The IEEE project is also significant in that it was one of the first to utilize DALI-based lighting controls in a retrofit application. Digital dimming provides a high degree of granularity and flexibility of control capability, including zoning control at the individual ballast level. Using software, the facility operator can zone and then rezone ballasts and groups of fixtures without rewiring. In addition, some digital ballasts provide two-way communication, enabling ballasts to both receive commands and respond with maintenance and energy information such as notification that a lamp or ballast has failed. And because most digital systems conform to the Digital Addressable Lighting Interface (DALI) protocol, a European and NEMA standard, true interchangeability between DALI-based products from different vendors is possible, dimming performance is consistent across all dimming ballasts regardless of type or manufacturer, and different ballast types can mingle in the same control area on a common communication wire.
“The DALI package enables facilities managers to control lighting with solutions that range from the simple to the complex, from basic desktop dimming to multitiered scene setting,” says Wolfman.
Digital ballasted networks require on-site field commissioning, which should be factored into the design specification. In the IEEE project, IEEE staff worked with Starfield and Osram Sylvania personnel by e-mail and telephone to commission the project. Hunt says they encountered some minor problems while adapting the new ballasts and controls to the existing fixtures, as this was a test site for retrofit installations of a DALI-based system, but that the manufacturers helped his staff to address any issues.
“The DALI-based system will provide us long-term flexibility in this dynamic space,” says Hunt. “Lighting changes for future space reconfigurations can be made via software without any wiring changes. DALI provided an exciting option for the Information Technology staff who would be using the dimming system. The project was initiated to improve the user environment; however, since implementation, we’ve seen energy savings because the lighting is set at a generally lower level. Additional features can be added at a later date, based on the changes we decide to make in the Data Center.”

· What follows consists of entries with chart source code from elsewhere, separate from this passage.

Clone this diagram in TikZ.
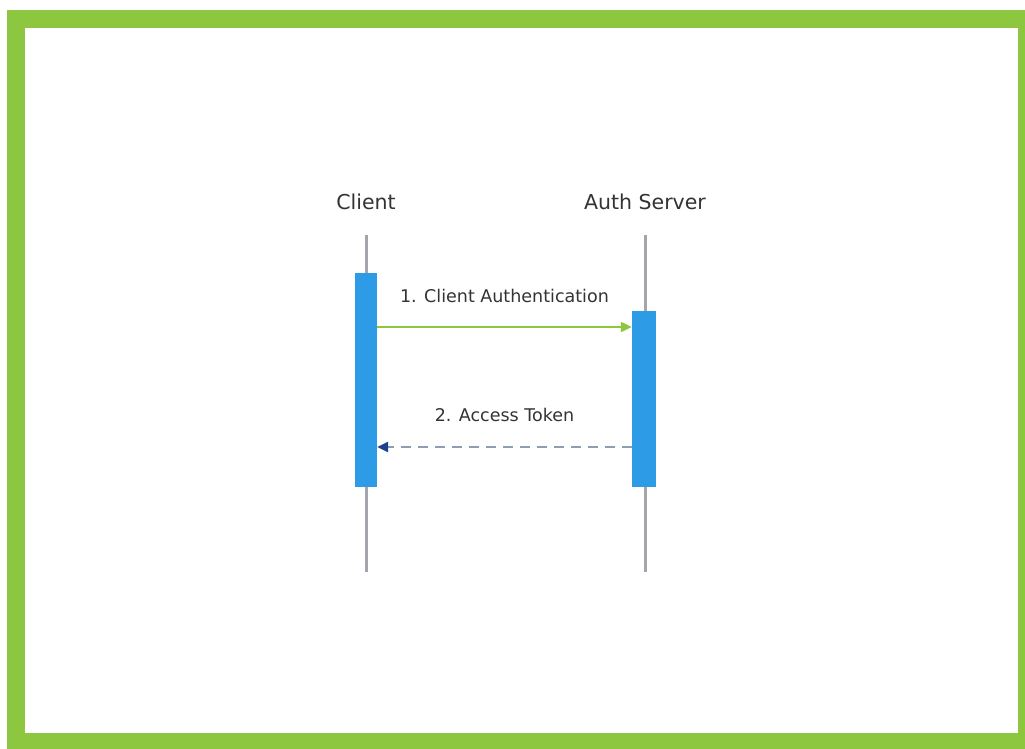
\documentclass[tikz,border=0pt]{standalone}
\usepackage{fontspec}
\setmainfont{DejaVu Sans}
\usetikzlibrary{positioning,arrows.meta}
\definecolor{framegreen}{HTML}{8DC63F}
\definecolor{barblue}{HTML}{2E9BE6}
\definecolor{lifegray}{HTML}{A4A4AC}
\definecolor{dashgray}{HTML}{8E9CB4}
\definecolor{tipblue}{HTML}{1F3F8F}
\begin{document}
\begin{tikzpicture}[x=1pt, y=-1pt,
                    title node/.style={font=\fontsize{20.5}{24}\selectfont, text=black!80},
                    msg node/.style={font=\fontsize{17.5}{21}\selectfont, text=black!80},
                    bar node/.style={fill=barblue, draw=none, inner sep=0pt, minimum width=22pt},
                    lifeline/.style={draw=lifegray, line width=3pt}]

  \useasboundingbox (0,0) rectangle (1025,749);
  \draw[framegreen, line width=18pt] (16,19) rectangle (1027,742);

  \node[title node] (client) at (366,202) {Client};
  \node[title node] (server) at (645,202) {Auth Server};

  \coordinate (c top) at (366,235);
  \coordinate (c bot) at (366,572);
  \coordinate (s top) at (645,235);
  \coordinate (s bot) at (645,572);
  \path[lifeline] (c top) -- (c bot);
  \path[lifeline] (s top) -- (s bot);

  \node[bar node, minimum height=214pt] (cbar) at (366,380) {};
  \node[bar node, minimum height=176pt, minimum width=24pt] (sbar) at (644,399) {};

  \draw[framegreen, line width=2.2pt, -{Triangle[length=11pt,width=10pt]}]
    (cbar.east |- 0,327) -- (sbar.west |- 0,327)
    node[msg node, midway, above=20pt] (m1) {1. Client Authentication};
  \draw[dashgray, line width=2.5pt, dash pattern=on 10pt off 7pt,
        -{Triangle[length=11pt,width=10pt,color=tipblue]}]
    (sbar.west |- 0,447) -- (cbar.east |- 0,447)
    node[msg node, midway, above=21pt] (m2) {2. Access Token};

\end{tikzpicture}
\end{document}
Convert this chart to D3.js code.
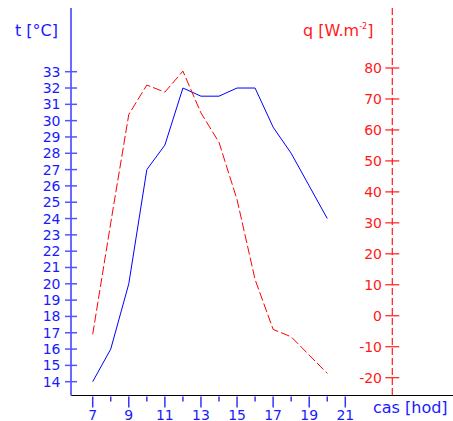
<!DOCTYPE html>
<html>
<head>
<meta charset="utf-8">
<script src="https://cdn.jsdelivr.net/npm/d3@7/dist/d3.min.js"></script>
<style>
  body { margin: 0; background: #fff; }
  svg { display: block; font-family: "DejaVu Sans", sans-serif; }
</style>
</head>
<body>
<svg id="chart"></svg>
<script>
  // hours of the day
  var hours = [7, 8, 9, 10, 11, 12, 13, 14, 15, 16, 17, 18, 19, 20];
  // air temperature t [°C]
  var temp = [14, 16, 20, 27, 28.5, 32, 31.5, 31.5, 32, 32, 29.6, 28, 26, 24];
  // heat flux q [W.m-2]
  var flux = [-6, 30, 65, 74.5, 72.2, 79, 65.5, 56, 37.5, 11.7, -4.4, -6.8, -12.7, -18.6];

  var hourTicks = d3.range(7, 22);
  var tempTicks = d3.range(14, 34);
  var fluxTicks = d3.range(-20, 81, 10);

  var width = 453, height = 421;
  var blue = "#1a1aff", red = "#ff1a1a";

  var svg = d3.select("#chart")
    .attr("width", width)
    .attr("height", height);

  var x = d3.scaleLinear().domain([7, 21]).range([92.7, 345.3]);
  var yT = d3.scaleLinear().domain([14, 33]).range([381.7, 71.7]);
  var yQ = d3.scaleLinear().domain([-20, 80]).range([377.7, 68]);

  var leftX = 71, rightX = 392.3, baseY = 395.5;

  // x axis line
  svg.append("line")
    .attr("x1", leftX).attr("x2", width)
    .attr("y1", baseY).attr("y2", baseY)
    .attr("stroke", "#000").attr("stroke-width", 1);

  // x ticks: long on odd hours, short on even
  svg.append("g")
    .selectAll("line")
    .data(hourTicks)
    .join("line")
    .attr("x1", d => x(d)).attr("x2", d => x(d))
    .attr("y1", baseY + 1)
    .attr("y2", d => baseY + (d % 2 ? 12 : 6))
    .attr("stroke", "#3333ff").attr("stroke-width", 1.5);

  svg.append("g")
    .attr("fill", blue)
    .attr("font-size", 14)
    .attr("text-anchor", "middle")
    .selectAll("text")
    .data(hourTicks.filter(d => d % 2))
    .join("text")
    .attr("x", d => x(d))
    .attr("y", 420)
    .text(d => d);

  svg.append("text")
    .attr("x", 373).attr("y", 413)
    .attr("fill", blue).attr("font-size", 16)
    .text("cas [hod]");

  // left axis (temperature)
  svg.append("line")
    .attr("x1", leftX).attr("x2", leftX)
    .attr("y1", 8).attr("y2", baseY)
    .attr("stroke", "#6a6aff").attr("stroke-width", 2);

  svg.append("g")
    .selectAll("line")
    .data(tempTicks)
    .join("line")
    .attr("x1", leftX - 6).attr("x2", leftX + 6)
    .attr("y1", d => yT(d)).attr("y2", d => yT(d))
    .attr("stroke", "#5555ff").attr("stroke-width", 1.5);

  svg.append("g")
    .attr("fill", blue)
    .attr("font-size", 14)
    .attr("text-anchor", "end")
    .selectAll("text")
    .data(tempTicks)
    .join("text")
    .attr("x", 60.5)
    .attr("y", d => yT(d) + 5)
    .text(d => d);

  svg.append("text")
    .attr("x", 15).attr("y", 36)
    .attr("fill", blue).attr("font-size", 16)
    .text("t [°C]");

  // right axis (heat flux)
  svg.append("line")
    .attr("x1", rightX).attr("x2", rightX)
    .attr("y1", 8).attr("y2", baseY)
    .attr("stroke", red).attr("stroke-width", 1.2)
    .attr("stroke-dasharray", "7,3");

  svg.append("g")
    .selectAll("line")
    .data(fluxTicks)
    .join("line")
    .attr("x1", rightX - 7).attr("x2", rightX + 7)
    .attr("y1", d => yQ(d)).attr("y2", d => yQ(d))
    .attr("stroke", red).attr("stroke-width", 1.2);

  svg.append("g")
    .attr("fill", red)
    .attr("font-size", 14)
    .attr("text-anchor", "end")
    .selectAll("text")
    .data(fluxTicks)
    .join("text")
    .attr("x", 382)
    .attr("y", d => yQ(d) + 5)
    .text(d => d);

  var qLabel = svg.append("text")
    .attr("x", 303).attr("y", 36)
    .attr("fill", red).attr("font-size", 16);
  qLabel.append("tspan").text("q [W.m");
  qLabel.append("tspan").attr("font-size", 8).attr("dy", -7).text("-2");
  qLabel.append("tspan").attr("dy", 7).text("]");

  // data lines
  svg.append("path")
    .datum(hours.map((h, i) => [h, temp[i]]))
    .attr("fill", "none")
    .attr("stroke", "#0000ff")
    .attr("stroke-width", 1)
    .attr("d", d3.line().x(d => x(d[0])).y(d => yT(d[1])));

  svg.append("path")
    .datum(hours.map((h, i) => [h, flux[i]]))
    .attr("fill", "none")
    .attr("stroke", "#ff0000")
    .attr("stroke-width", 1)
    .attr("stroke-dasharray", "9,3")
    .attr("d", d3.line().x(d => x(d[0])).y(d => yQ(d[1])));
</script>
</body>
</html>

After installation, Hunt again surveyed the workers about their lighting, and observed their adjustment to the new lighting. The survey revealed that the staff is highly satisfied with the lighting in the Command Center. Hunt adds that general satisfaction of the work environment increased, and that he has received fewer complaints than before the upgrade regarding other environmental issues such as thermal comfort, acoustics, and office equipment.
“Based on the success of this project, we plan to implement additional controllable lighting in our facility,” concludes Hunt.